__EXERCISE MATERIALS__:
########################################

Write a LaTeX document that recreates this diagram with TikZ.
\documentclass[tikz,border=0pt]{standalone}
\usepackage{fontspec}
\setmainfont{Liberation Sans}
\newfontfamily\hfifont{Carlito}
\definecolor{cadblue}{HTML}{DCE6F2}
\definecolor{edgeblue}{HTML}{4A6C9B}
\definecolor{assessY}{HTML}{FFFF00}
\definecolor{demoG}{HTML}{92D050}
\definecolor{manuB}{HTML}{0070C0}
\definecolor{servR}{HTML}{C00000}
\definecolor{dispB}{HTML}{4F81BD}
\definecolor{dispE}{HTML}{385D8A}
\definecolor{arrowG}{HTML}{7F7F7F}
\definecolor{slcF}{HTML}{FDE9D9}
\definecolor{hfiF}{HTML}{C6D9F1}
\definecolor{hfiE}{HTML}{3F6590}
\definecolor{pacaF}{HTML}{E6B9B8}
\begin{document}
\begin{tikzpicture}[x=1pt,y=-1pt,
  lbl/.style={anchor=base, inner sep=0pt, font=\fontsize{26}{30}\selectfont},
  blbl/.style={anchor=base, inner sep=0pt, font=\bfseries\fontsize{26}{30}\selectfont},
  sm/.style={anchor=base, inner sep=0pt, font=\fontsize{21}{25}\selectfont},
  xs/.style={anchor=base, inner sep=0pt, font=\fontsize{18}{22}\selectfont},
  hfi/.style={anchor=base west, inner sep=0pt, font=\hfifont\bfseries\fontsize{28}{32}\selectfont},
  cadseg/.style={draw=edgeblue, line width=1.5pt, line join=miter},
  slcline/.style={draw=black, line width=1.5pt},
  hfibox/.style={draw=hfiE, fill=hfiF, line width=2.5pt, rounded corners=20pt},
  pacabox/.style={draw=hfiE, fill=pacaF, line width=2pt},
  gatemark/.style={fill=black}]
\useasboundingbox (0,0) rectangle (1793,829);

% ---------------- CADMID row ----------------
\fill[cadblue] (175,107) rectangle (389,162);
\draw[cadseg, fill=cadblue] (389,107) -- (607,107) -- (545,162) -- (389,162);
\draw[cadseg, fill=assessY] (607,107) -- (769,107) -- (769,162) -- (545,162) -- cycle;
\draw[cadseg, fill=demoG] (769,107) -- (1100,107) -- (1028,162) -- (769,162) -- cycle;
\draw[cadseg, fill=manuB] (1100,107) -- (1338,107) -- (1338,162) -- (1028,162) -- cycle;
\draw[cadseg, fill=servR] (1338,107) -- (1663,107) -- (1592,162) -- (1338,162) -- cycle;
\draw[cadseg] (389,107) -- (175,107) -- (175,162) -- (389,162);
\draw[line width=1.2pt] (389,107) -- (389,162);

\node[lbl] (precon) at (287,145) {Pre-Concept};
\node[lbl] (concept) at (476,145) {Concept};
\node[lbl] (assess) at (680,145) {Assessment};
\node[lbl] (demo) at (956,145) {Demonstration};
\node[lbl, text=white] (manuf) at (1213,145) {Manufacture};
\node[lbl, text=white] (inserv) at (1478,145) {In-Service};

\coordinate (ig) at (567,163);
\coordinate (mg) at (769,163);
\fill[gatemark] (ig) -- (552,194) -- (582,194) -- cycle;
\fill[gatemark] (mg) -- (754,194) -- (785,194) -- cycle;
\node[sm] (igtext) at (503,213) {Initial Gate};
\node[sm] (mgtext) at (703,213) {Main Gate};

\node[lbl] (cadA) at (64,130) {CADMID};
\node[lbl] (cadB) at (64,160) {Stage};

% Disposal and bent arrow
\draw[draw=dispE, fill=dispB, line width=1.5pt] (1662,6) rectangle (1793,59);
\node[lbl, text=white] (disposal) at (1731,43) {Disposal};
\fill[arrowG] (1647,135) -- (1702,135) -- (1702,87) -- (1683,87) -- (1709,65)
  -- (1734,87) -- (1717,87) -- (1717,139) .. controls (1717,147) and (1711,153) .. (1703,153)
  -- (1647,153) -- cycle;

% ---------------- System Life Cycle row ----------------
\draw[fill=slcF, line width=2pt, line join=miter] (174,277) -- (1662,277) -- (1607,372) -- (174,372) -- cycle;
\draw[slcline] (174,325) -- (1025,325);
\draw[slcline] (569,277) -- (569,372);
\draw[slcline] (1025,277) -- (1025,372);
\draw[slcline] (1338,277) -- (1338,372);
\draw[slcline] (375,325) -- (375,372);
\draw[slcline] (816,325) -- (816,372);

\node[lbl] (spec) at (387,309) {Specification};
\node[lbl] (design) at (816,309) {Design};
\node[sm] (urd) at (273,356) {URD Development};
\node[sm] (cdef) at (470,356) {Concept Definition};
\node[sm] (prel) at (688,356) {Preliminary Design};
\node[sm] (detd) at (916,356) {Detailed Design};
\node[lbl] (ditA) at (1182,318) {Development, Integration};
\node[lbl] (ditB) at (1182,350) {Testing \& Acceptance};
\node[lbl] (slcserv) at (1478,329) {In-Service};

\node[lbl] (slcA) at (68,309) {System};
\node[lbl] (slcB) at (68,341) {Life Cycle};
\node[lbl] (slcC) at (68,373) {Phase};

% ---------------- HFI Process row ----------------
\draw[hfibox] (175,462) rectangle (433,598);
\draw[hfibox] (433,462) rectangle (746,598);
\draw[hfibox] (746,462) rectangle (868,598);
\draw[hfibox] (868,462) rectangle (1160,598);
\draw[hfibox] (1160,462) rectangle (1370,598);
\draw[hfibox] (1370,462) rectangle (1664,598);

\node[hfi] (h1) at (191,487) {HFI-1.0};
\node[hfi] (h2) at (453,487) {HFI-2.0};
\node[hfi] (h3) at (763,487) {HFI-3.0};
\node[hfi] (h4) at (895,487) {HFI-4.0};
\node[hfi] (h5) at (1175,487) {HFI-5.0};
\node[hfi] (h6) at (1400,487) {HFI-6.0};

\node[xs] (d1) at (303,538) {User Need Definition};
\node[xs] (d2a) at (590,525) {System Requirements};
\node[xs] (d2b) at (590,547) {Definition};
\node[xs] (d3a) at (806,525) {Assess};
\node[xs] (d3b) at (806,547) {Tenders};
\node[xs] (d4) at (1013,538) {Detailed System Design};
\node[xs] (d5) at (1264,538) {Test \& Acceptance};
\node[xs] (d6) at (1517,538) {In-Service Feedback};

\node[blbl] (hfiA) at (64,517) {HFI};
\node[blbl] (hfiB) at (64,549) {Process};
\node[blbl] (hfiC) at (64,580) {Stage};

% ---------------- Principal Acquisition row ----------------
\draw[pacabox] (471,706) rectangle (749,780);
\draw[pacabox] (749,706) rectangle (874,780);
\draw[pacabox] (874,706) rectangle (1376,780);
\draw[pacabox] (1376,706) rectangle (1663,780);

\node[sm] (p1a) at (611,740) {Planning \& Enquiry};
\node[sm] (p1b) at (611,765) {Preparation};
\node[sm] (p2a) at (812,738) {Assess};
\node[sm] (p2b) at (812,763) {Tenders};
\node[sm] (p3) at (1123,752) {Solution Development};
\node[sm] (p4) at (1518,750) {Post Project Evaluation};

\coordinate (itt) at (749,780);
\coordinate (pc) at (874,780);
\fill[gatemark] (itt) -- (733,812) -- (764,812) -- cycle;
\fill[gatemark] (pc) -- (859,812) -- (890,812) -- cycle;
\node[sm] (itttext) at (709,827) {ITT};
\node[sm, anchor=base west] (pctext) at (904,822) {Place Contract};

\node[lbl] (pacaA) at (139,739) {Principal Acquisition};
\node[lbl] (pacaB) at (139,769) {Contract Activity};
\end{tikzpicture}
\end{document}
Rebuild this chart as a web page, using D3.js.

########################################

__JOB__: Extract the full listing and reproduce each line exactly.

__WRITTEN RESPONSE__:
Write a LaTeX document that recreates this diagram with TikZ.
\documentclass[tikz,border=0pt]{standalone}
\usepackage{fontspec}
\setmainfont{Liberation Sans}
\newfontfamily\hfifont{Carlito}
\definecolor{cadblue}{HTML}{DCE6F2}
\definecolor{edgeblue}{HTML}{4A6C9B}
\definecolor{assessY}{HTML}{FFFF00}
\definecolor{demoG}{HTML}{92D050}
\definecolor{manuB}{HTML}{0070C0}
\definecolor{servR}{HTML}{C00000}
\definecolor{dispB}{HTML}{4F81BD}
\definecolor{dispE}{HTML}{385D8A}
\definecolor{arrowG}{HTML}{7F7F7F}
\definecolor{slcF}{HTML}{FDE9D9}
\definecolor{hfiF}{HTML}{C6D9F1}
\definecolor{hfiE}{HTML}{3F6590}
\definecolor{pacaF}{HTML}{E6B9B8}
\begin{document}
\begin{tikzpicture}[x=1pt,y=-1pt,
  lbl/.style={anchor=base, inner sep=0pt, font=\fontsize{26}{30}\selectfont},
  blbl/.style={anchor=base, inner sep=0pt, font=\bfseries\fontsize{26}{30}\selectfont},
  sm/.style={anchor=base, inner sep=0pt, font=\fontsize{21}{25}\selectfont},
  xs/.style={anchor=base, inner sep=0pt, font=\fontsize{18}{22}\selectfont},
  hfi/.style={anchor=base west, inner sep=0pt, font=\hfifont\bfseries\fontsize{28}{32}\selectfont},
  cadseg/.style={draw=edgeblue, line width=1.5pt, line join=miter},
  slcline/.style={draw=black, line width=1.5pt},
  hfibox/.style={draw=hfiE, fill=hfiF, line width=2.5pt, rounded corners=20pt},
  pacabox/.style={draw=hfiE, fill=pacaF, line width=2pt},
  gatemark/.style={fill=black}]
\useasboundingbox (0,0) rectangle (1793,829);

% ---------------- CADMID row ----------------
\fill[cadblue] (175,107) rectangle (389,162);
\draw[cadseg, fill=cadblue] (389,107) -- (607,107) -- (545,162) -- (389,162);
\draw[cadseg, fill=assessY] (607,107) -- (769,107) -- (769,162) -- (545,162) -- cycle;
\draw[cadseg, fill=demoG] (769,107) -- (1100,107) -- (1028,162) -- (769,162) -- cycle;
\draw[cadseg, fill=manuB] (1100,107) -- (1338,107) -- (1338,162) -- (1028,162) -- cycle;
\draw[cadseg, fill=servR] (1338,107) -- (1663,107) -- (1592,162) -- (1338,162) -- cycle;
\draw[cadseg] (389,107) -- (175,107) -- (175,162) -- (389,162);
\draw[line width=1.2pt] (389,107) -- (389,162);

\node[lbl] (precon) at (287,145) {Pre-Concept};
\node[lbl] (concept) at (476,145) {Concept};
\node[lbl] (assess) at (680,145) {Assessment};
\node[lbl] (demo) at (956,145) {Demonstration};
\node[lbl, text=white] (manuf) at (1213,145) {Manufacture};
\node[lbl, text=white] (inserv) at (1478,145) {In-Service};

\coordinate (ig) at (567,163);
\coordinate (mg) at (769,163);
\fill[gatemark] (ig) -- (552,194) -- (582,194) -- cycle;
\fill[gatemark] (mg) -- (754,194) -- (785,194) -- cycle;
\node[sm] (igtext) at (503,213) {Initial Gate};
\node[sm] (mgtext) at (703,213) {Main Gate};

\node[lbl] (cadA) at (64,130) {CADMID};
\node[lbl] (cadB) at (64,160) {Stage};

% Disposal and bent arrow
\draw[draw=dispE, fill=dispB, line width=1.5pt] (1662,6) rectangle (1793,59);
\node[lbl, text=white] (disposal) at (1731,43) {Disposal};
\fill[arrowG] (1647,135) -- (1702,135) -- (1702,87) -- (1683,87) -- (1709,65)
  -- (1734,87) -- (1717,87) -- (1717,139) .. controls (1717,147) and (1711,153) .. (1703,153)
  -- (1647,153) -- cycle;

% ---------------- System Life Cycle row ----------------
\draw[fill=slcF, line width=2pt, line join=miter] (174,277) -- (1662,277) -- (1607,372) -- (174,372) -- cycle;
\draw[slcline] (174,325) -- (1025,325);
\draw[slcline] (569,277) -- (569,372);
\draw[slcline] (1025,277) -- (1025,372);
\draw[slcline] (1338,277) -- (1338,372);
\draw[slcline] (375,325) -- (375,372);
\draw[slcline] (816,325) -- (816,372);

\node[lbl] (spec) at (387,309) {Specification};
\node[lbl] (design) at (816,309) {Design};
\node[sm] (urd) at (273,356) {URD Development};
\node[sm] (cdef) at (470,356) {Concept Definition};
\node[sm] (prel) at (688,356) {Preliminary Design};
\node[sm] (detd) at (916,356) {Detailed Design};
\node[lbl] (ditA) at (1182,318) {Development, Integration};
\node[lbl] (ditB) at (1182,350) {Testing \& Acceptance};
\node[lbl] (slcserv) at (1478,329) {In-Service};

\node[lbl] (slcA) at (68,309) {System};
\node[lbl] (slcB) at (68,341) {Life Cycle};
\node[lbl] (slcC) at (68,373) {Phase};

% ---------------- HFI Process row ----------------
\draw[hfibox] (175,462) rectangle (433,598);
\draw[hfibox] (433,462) rectangle (746,598);
\draw[hfibox] (746,462) rectangle (868,598);
\draw[hfibox] (868,462) rectangle (1160,598);
\draw[hfibox] (1160,462) rectangle (1370,598);
\draw[hfibox] (1370,462) rectangle (1664,598);

\node[hfi] (h1) at (191,487) {HFI-1.0};
\node[hfi] (h2) at (453,487) {HFI-2.0};
\node[hfi] (h3) at (763,487) {HFI-3.0};
\node[hfi] (h4) at (895,487) {HFI-4.0};
\node[hfi] (h5) at (1175,487) {HFI-5.0};
\node[hfi] (h6) at (1400,487) {HFI-6.0};

\node[xs] (d1) at (303,538) {User Need Definition};
\node[xs] (d2a) at (590,525) {System Requirements};
\node[xs] (d2b) at (590,547) {Definition};
\node[xs] (d3a) at (806,525) {Assess};
\node[xs] (d3b) at (806,547) {Tenders};
\node[xs] (d4) at (1013,538) {Detailed System Design};
\node[xs] (d5) at (1264,538) {Test \& Acceptance};
\node[xs] (d6) at (1517,538) {In-Service Feedback};

\node[blbl] (hfiA) at (64,517) {HFI};
\node[blbl] (hfiB) at (64,549) {Process};
\node[blbl] (hfiC) at (64,580) {Stage};

% ---------------- Principal Acquisition row ----------------
\draw[pacabox] (471,706) rectangle (749,780);
\draw[pacabox] (749,706) rectangle (874,780);
\draw[pacabox] (874,706) rectangle (1376,780);
\draw[pacabox] (1376,706) rectangle (1663,780);

\node[sm] (p1a) at (611,740) {Planning \& Enquiry};
\node[sm] (p1b) at (611,765) {Preparation};
\node[sm] (p2a) at (812,738) {Assess};
\node[sm] (p2b) at (812,763) {Tenders};
\node[sm] (p3) at (1123,752) {Solution Development};
\node[sm] (p4) at (1518,750) {Post Project Evaluation};

\coordinate (itt) at (749,780);
\coordinate (pc) at (874,780);
\fill[gatemark] (itt) -- (733,812) -- (764,812) -- cycle;
\fill[gatemark] (pc) -- (859,812) -- (890,812) -- cycle;
\node[sm] (itttext) at (709,827) {ITT};
\node[sm, anchor=base west] (pctext) at (904,822) {Place Contract};

\node[lbl] (pacaA) at (139,739) {Principal Acquisition};
\node[lbl] (pacaB) at (139,769) {Contract Activity};
\end{tikzpicture}
\end{document}
Rebuild this chart as a web page, using D3.js.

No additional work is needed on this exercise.